I thought I was simply undisciplined, messy. Then, at 55, I was diagnosed with ADD (Isn't that a pretty butterfly over there?!) I realize ADD, difficulty with focusing, complicates sticking with solutions on a daily basis.
Often I walk through my house, not even seeing (connecting with) my hoarding.
I find some parts of hoarding affect me profoundly.
The first is when I acquire something - I get a rush of energy, followed by a profound letdown which I tend not to acknowledge.
Then there is 'Where should I put it?' 'If I put it where I can't see it, it will get lost in the abyss.' 'If I hide it, maybe it won't be noticed that I acquired something... again.' Shame
Another feeling is the anxiety which comes from the anticipation of letting go... What if I actually can finish it? What if I actually do need it? Will I remember the feelings attached to the object?

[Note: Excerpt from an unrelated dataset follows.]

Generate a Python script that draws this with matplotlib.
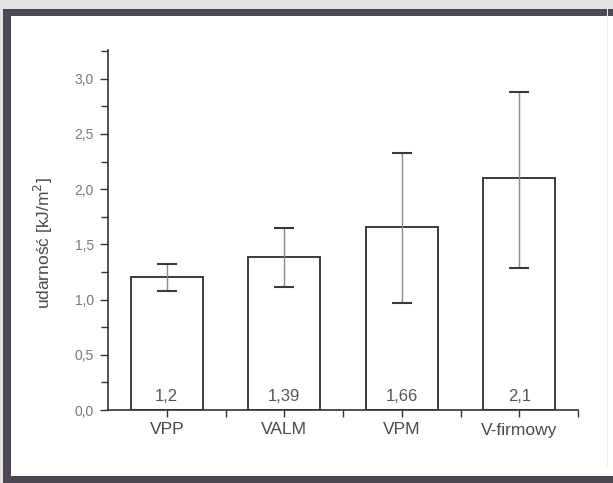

Sometimes my 'stuff' feels like a protective blanket, insulating me, isolating me, much like my obesity. Both make me feel safe from being approached in a very literal way - physical distance - emotional distance too.
I wonder if hoarding, like food, is an addiction? If so, I am an addict, not only of food, but of acquiring and not letting go of stuff.
Final elements of why I hoard and don't consistently do something about it... I look at my stuff and feel overwhelmed at the idea of dealing with the whole house... my anxiety level goes sky high... if I am going to bother dealing with it, I want to deal with it once and for all instead of having to deal with my feelings and the consequences every day, forever...
Just the idea of facing hoarding, increases my fears and anxiety level.
For today, these feelings are greater than therapy and/or medication. That part really scares me! I am tangled up in my own 'protective' safety blanket of weight and my 'stuff'.
This is why success - dealing with my fears and actively 'dehoarding' daily - seems improbable. Thank God there is a difference between improbable and impossible!
Blinders off and baby steps help me deal with why I hoard.